--- BEGIN DATASET ROWS ---

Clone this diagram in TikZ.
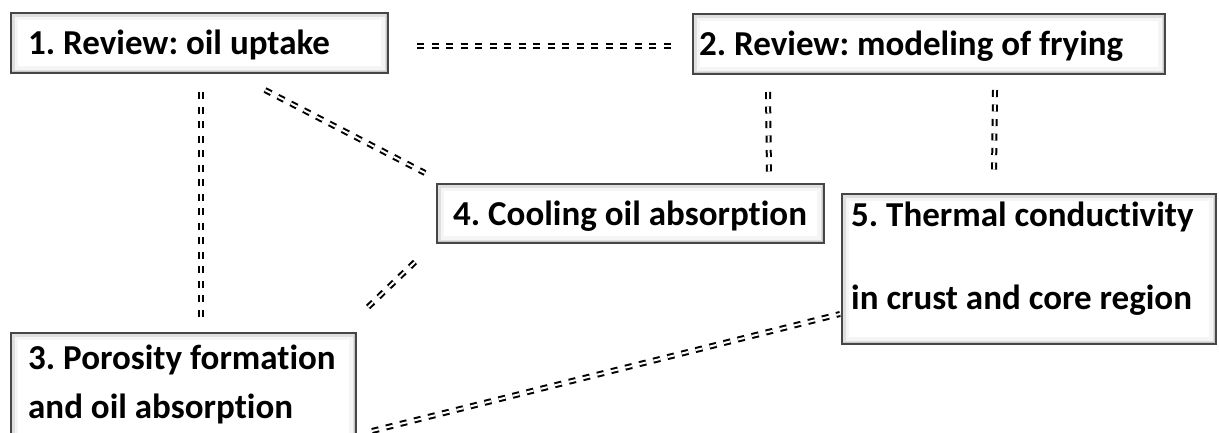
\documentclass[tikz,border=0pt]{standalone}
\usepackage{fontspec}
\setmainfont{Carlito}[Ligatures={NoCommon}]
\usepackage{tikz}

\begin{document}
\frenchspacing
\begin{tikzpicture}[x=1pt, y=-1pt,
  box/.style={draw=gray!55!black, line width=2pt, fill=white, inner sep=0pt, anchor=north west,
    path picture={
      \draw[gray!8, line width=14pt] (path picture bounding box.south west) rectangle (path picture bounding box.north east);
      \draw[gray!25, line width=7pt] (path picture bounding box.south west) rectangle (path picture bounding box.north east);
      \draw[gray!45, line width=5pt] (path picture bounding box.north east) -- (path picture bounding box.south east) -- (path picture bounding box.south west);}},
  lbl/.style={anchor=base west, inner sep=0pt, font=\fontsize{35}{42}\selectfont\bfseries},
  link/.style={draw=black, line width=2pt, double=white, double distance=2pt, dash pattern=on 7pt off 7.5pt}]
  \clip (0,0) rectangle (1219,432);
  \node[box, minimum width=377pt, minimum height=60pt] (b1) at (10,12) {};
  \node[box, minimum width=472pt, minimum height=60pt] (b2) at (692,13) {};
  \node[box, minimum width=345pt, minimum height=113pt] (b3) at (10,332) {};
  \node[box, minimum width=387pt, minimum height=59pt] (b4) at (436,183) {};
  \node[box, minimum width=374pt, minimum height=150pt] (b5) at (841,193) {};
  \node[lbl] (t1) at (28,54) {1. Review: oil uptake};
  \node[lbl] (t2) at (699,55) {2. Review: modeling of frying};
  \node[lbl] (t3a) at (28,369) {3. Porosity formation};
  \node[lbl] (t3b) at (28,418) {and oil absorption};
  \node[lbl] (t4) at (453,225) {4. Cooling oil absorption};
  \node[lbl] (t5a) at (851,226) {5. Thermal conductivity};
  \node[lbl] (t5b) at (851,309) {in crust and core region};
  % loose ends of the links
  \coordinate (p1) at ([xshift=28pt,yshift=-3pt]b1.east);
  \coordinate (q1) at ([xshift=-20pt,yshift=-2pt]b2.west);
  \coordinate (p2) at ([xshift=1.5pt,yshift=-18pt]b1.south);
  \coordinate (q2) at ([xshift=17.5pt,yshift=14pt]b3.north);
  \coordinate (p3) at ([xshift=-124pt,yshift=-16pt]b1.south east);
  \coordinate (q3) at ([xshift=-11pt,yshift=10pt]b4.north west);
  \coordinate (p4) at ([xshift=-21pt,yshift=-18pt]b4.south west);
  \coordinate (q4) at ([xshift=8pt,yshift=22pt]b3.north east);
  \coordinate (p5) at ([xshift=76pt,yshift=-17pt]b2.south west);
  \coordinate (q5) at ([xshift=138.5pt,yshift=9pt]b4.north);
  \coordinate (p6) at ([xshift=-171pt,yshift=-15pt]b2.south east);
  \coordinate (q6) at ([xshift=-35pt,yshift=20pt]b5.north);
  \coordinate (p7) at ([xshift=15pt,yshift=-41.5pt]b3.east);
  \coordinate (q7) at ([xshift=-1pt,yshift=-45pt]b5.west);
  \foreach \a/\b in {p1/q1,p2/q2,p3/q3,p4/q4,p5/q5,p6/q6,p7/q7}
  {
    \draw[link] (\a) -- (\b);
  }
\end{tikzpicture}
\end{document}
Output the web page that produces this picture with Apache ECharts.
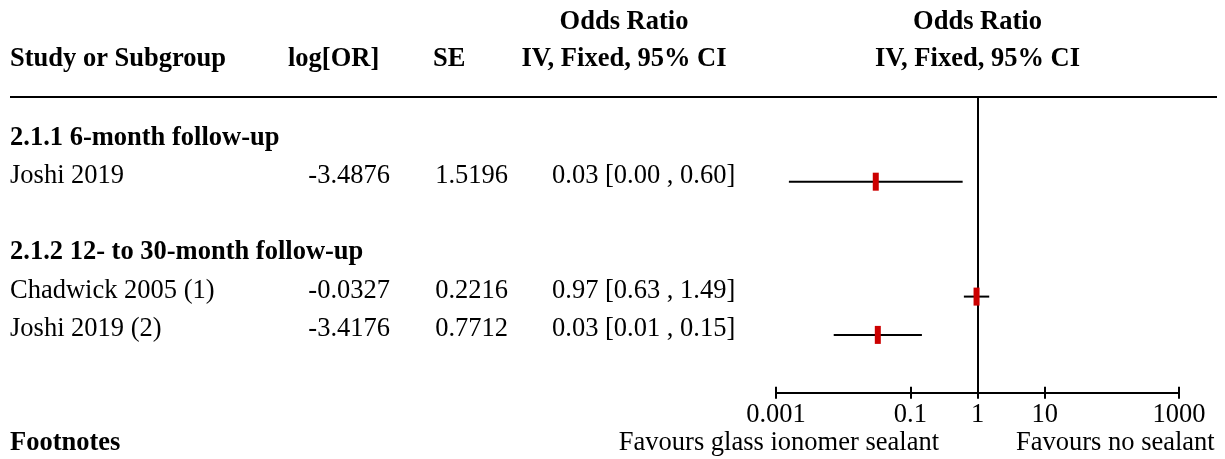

--- END DATASET ROWS ---

• _INSTRUCTIONS FOR THE TASK_
Give back every line exactly as it stands, pictures excluded.

• _ANSWER TO THIS TASK_
Clone this diagram in TikZ.
\documentclass[tikz,border=0pt]{standalone}
\usepackage{fontspec}
\setmainfont{Carlito}[Ligatures={NoCommon}]
\usepackage{tikz}

\begin{document}
\frenchspacing
\begin{tikzpicture}[x=1pt, y=-1pt,
  box/.style={draw=gray!55!black, line width=2pt, fill=white, inner sep=0pt, anchor=north west,
    path picture={
      \draw[gray!8, line width=14pt] (path picture bounding box.south west) rectangle (path picture bounding box.north east);
      \draw[gray!25, line width=7pt] (path picture bounding box.south west) rectangle (path picture bounding box.north east);
      \draw[gray!45, line width=5pt] (path picture bounding box.north east) -- (path picture bounding box.south east) -- (path picture bounding box.south west);}},
  lbl/.style={anchor=base west, inner sep=0pt, font=\fontsize{35}{42}\selectfont\bfseries},
  link/.style={draw=black, line width=2pt, double=white, double distance=2pt, dash pattern=on 7pt off 7.5pt}]
  \clip (0,0) rectangle (1219,432);
  \node[box, minimum width=377pt, minimum height=60pt] (b1) at (10,12) {};
  \node[box, minimum width=472pt, minimum height=60pt] (b2) at (692,13) {};
  \node[box, minimum width=345pt, minimum height=113pt] (b3) at (10,332) {};
  \node[box, minimum width=387pt, minimum height=59pt] (b4) at (436,183) {};
  \node[box, minimum width=374pt, minimum height=150pt] (b5) at (841,193) {};
  \node[lbl] (t1) at (28,54) {1. Review: oil uptake};
  \node[lbl] (t2) at (699,55) {2. Review: modeling of frying};
  \node[lbl] (t3a) at (28,369) {3. Porosity formation};
  \node[lbl] (t3b) at (28,418) {and oil absorption};
  \node[lbl] (t4) at (453,225) {4. Cooling oil absorption};
  \node[lbl] (t5a) at (851,226) {5. Thermal conductivity};
  \node[lbl] (t5b) at (851,309) {in crust and core region};
  % loose ends of the links
  \coordinate (p1) at ([xshift=28pt,yshift=-3pt]b1.east);
  \coordinate (q1) at ([xshift=-20pt,yshift=-2pt]b2.west);
  \coordinate (p2) at ([xshift=1.5pt,yshift=-18pt]b1.south);
  \coordinate (q2) at ([xshift=17.5pt,yshift=14pt]b3.north);
  \coordinate (p3) at ([xshift=-124pt,yshift=-16pt]b1.south east);
  \coordinate (q3) at ([xshift=-11pt,yshift=10pt]b4.north west);
  \coordinate (p4) at ([xshift=-21pt,yshift=-18pt]b4.south west);
  \coordinate (q4) at ([xshift=8pt,yshift=22pt]b3.north east);
  \coordinate (p5) at ([xshift=76pt,yshift=-17pt]b2.south west);
  \coordinate (q5) at ([xshift=138.5pt,yshift=9pt]b4.north);
  \coordinate (p6) at ([xshift=-171pt,yshift=-15pt]b2.south east);
  \coordinate (q6) at ([xshift=-35pt,yshift=20pt]b5.north);
  \coordinate (p7) at ([xshift=15pt,yshift=-41.5pt]b3.east);
  \coordinate (q7) at ([xshift=-1pt,yshift=-45pt]b5.west);
  \foreach \a/\b in {p1/q1,p2/q2,p3/q3,p4/q4,p5/q5,p6/q6,p7/q7}
  {
    \draw[link] (\a) -- (\b);
  }
\end{tikzpicture}
\end{document}
Output the web page that produces this picture with Apache ECharts.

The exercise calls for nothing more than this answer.